15.2 The buyer must indemnify the Company from all losses, damages, claims, demands, costs and expenses (including without limitation all legal costs, collection agency costs and expenses) incurred by it resulting from default of the buyer or in taking action to enforce compliance with the Terms or to recover goods.
15.3 If at the sole discretion of the Company the cancellation of an order by the buyer is accepted a cancellation fee of 10 percent of the contract price may in addition be applied and the Company may charge storage and transportation expenses.

16.         Delivery:  Delivery shall be deemed to be made upon:
a)  tender of the goods to a vessel or aircraft at the port of shipment; and
b) delivery of the goods to a carrier for the purposes of transmission to a buyer in Australia.
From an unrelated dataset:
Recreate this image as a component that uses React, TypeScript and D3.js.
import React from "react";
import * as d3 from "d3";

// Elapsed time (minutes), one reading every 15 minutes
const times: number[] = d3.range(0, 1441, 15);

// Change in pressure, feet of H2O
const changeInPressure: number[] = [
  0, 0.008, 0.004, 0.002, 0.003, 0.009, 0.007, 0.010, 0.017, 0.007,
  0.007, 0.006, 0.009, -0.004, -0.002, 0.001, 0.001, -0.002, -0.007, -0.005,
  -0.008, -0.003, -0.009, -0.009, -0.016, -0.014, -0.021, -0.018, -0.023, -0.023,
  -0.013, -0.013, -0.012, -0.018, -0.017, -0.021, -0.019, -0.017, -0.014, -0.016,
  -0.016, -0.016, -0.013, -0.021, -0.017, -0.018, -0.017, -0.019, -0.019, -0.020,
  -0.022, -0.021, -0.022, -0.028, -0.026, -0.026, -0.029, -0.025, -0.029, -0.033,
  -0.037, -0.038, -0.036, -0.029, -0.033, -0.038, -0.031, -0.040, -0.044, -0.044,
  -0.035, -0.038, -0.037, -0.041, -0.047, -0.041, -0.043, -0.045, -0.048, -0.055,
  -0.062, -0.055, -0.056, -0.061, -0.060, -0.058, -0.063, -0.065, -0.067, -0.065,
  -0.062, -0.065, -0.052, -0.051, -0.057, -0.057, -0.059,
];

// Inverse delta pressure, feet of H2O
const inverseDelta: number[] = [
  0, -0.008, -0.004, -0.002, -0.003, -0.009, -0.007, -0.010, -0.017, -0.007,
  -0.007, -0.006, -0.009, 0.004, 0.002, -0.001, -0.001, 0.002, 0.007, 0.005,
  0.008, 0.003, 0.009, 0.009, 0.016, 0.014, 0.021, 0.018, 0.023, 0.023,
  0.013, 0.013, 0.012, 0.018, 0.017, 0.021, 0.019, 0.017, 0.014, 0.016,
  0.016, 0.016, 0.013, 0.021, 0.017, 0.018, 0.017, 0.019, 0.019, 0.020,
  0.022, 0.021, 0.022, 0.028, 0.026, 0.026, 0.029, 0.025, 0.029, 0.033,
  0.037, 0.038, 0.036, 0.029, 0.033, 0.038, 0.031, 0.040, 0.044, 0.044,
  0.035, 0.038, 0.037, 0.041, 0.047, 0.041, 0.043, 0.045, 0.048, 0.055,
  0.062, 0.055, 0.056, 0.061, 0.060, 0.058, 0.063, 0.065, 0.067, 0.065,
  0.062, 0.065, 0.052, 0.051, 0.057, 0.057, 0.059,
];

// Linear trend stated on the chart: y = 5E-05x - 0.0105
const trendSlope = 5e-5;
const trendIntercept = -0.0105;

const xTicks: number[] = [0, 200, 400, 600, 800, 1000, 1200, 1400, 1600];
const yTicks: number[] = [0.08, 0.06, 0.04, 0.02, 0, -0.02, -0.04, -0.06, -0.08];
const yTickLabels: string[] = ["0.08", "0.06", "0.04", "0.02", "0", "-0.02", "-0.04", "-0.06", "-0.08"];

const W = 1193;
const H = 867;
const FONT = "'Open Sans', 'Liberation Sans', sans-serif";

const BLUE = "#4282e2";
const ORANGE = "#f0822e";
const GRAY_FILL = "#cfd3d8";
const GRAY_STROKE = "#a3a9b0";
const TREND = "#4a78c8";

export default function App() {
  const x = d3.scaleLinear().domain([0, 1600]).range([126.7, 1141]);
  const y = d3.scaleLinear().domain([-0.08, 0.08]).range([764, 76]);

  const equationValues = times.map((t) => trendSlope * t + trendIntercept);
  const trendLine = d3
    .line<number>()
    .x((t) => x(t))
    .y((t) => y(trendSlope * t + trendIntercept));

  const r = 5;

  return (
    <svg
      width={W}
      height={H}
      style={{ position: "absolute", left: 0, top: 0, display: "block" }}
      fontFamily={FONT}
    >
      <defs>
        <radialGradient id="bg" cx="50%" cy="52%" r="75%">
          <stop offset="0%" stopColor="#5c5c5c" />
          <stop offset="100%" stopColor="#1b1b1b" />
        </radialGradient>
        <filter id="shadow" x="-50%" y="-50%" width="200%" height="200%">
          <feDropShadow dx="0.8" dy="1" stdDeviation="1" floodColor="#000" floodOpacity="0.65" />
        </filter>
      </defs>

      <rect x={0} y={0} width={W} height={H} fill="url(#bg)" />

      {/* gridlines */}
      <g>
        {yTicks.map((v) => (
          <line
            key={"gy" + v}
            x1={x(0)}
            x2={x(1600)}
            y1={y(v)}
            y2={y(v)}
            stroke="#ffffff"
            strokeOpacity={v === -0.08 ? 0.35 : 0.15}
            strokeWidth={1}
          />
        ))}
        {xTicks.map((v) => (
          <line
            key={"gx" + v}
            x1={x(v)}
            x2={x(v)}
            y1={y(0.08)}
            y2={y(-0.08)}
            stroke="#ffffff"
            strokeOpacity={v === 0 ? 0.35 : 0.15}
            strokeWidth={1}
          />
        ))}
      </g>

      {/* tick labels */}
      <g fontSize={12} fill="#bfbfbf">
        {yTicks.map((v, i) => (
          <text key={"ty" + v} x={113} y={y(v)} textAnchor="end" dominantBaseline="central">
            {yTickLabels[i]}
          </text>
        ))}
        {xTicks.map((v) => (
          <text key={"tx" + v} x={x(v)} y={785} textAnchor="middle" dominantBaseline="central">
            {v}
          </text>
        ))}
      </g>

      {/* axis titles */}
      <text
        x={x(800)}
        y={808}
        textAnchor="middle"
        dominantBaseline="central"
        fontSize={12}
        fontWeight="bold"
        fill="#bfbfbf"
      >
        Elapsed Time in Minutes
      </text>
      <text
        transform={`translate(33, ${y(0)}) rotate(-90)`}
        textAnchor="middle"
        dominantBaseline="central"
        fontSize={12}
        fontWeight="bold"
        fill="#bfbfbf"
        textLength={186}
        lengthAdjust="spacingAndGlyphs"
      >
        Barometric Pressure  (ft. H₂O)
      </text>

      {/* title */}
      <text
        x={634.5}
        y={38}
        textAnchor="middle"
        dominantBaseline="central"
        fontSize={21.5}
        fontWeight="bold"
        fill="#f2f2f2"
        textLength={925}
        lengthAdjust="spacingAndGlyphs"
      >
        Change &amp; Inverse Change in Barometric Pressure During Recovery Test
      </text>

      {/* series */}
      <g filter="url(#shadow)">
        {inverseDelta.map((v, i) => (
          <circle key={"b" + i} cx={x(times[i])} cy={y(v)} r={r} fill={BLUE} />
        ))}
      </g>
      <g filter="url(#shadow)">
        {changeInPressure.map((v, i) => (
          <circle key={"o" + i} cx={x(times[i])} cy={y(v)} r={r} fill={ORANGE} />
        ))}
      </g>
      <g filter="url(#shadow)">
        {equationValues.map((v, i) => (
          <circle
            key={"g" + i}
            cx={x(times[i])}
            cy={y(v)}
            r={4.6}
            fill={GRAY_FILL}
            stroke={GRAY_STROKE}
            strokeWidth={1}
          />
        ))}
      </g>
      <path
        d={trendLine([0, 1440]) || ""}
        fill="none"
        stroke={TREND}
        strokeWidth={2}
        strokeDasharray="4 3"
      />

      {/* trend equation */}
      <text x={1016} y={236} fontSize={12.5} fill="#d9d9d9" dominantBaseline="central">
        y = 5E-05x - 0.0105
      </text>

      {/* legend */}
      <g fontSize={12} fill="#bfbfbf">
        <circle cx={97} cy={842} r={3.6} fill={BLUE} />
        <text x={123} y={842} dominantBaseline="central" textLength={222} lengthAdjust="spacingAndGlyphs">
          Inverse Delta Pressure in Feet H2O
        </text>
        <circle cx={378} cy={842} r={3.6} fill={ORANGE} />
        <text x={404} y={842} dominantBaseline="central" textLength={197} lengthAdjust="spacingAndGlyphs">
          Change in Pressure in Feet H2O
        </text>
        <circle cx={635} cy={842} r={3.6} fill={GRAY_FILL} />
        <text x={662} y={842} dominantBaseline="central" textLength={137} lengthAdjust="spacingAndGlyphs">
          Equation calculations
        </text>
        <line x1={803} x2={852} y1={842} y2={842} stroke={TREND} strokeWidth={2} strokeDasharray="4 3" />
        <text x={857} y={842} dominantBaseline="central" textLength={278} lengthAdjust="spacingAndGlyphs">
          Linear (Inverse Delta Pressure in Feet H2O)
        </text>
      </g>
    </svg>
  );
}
17.       Currency Conversion:  Any currency conversion shall be calculated at the exchange rate ruling at the date when the Company is legally obliged to make payment to the manufacturer or (at the Company’s option) at the date the Company invoices the buyer for the goods.

18.        Jurisdiction:  These conditions of sale and the contracts to which these relate shall be governed by Australian law and the buyer consents to the exclusive jurisdiction of the Australian courts in any and all actions and proceedings between parties, whether arising under any contract for the sale of goods or otherwise.
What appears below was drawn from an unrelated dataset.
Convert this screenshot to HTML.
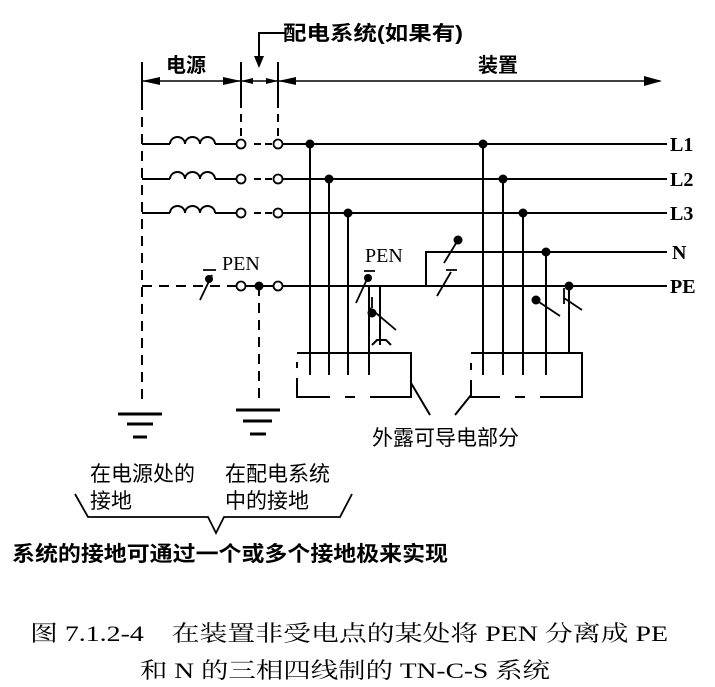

19. Acknowledgements: As variations will occur in the colour and texture of materials used in the manufacture of goods no warranty or guarantee is given by the Company that the goods will correspond in appearance with any sample, display, or goods previously sold.

20. Intellectual Property: The purchase pf goods and/or services under these Terms does not confer on the buyer any license or assignment of any copyright, patent, design or trademark, or any other intellectual property right (whether registered, registrable or not) that subsists in the goods and/or services.

21.         General:  The Company’s failure at any time to enforce any rights shall not be construed as creating a waiver or modification of these conditions of sale.  Waiver of any default shall not constitute a waiver of any subsequent default.  The Company’s rights and remedies conferred hereby are cumulative of its other rights and remedies and the exercise by the Company of any rights or remedies hereby conferred shall be without prejudice to any other rights or remedies the Company may have.  If any part of these conditions shall be invalid, illegal or unenforceable, the remainder shall not be affected thereby.  All words used herein shall be construed to be of such gender and number as the circumstances admit.  The buyer may not assign a quotation or any contract resulting there from or any rights relating thereto.

22. All payment claims by Change Parts Pty. Ltd.are made under the Building and Constructions Industry Security of Payment Act 2002. The client agrees to abide by Change Parts’ Terms and Conditions as provided unless prior arrangements are made in writing.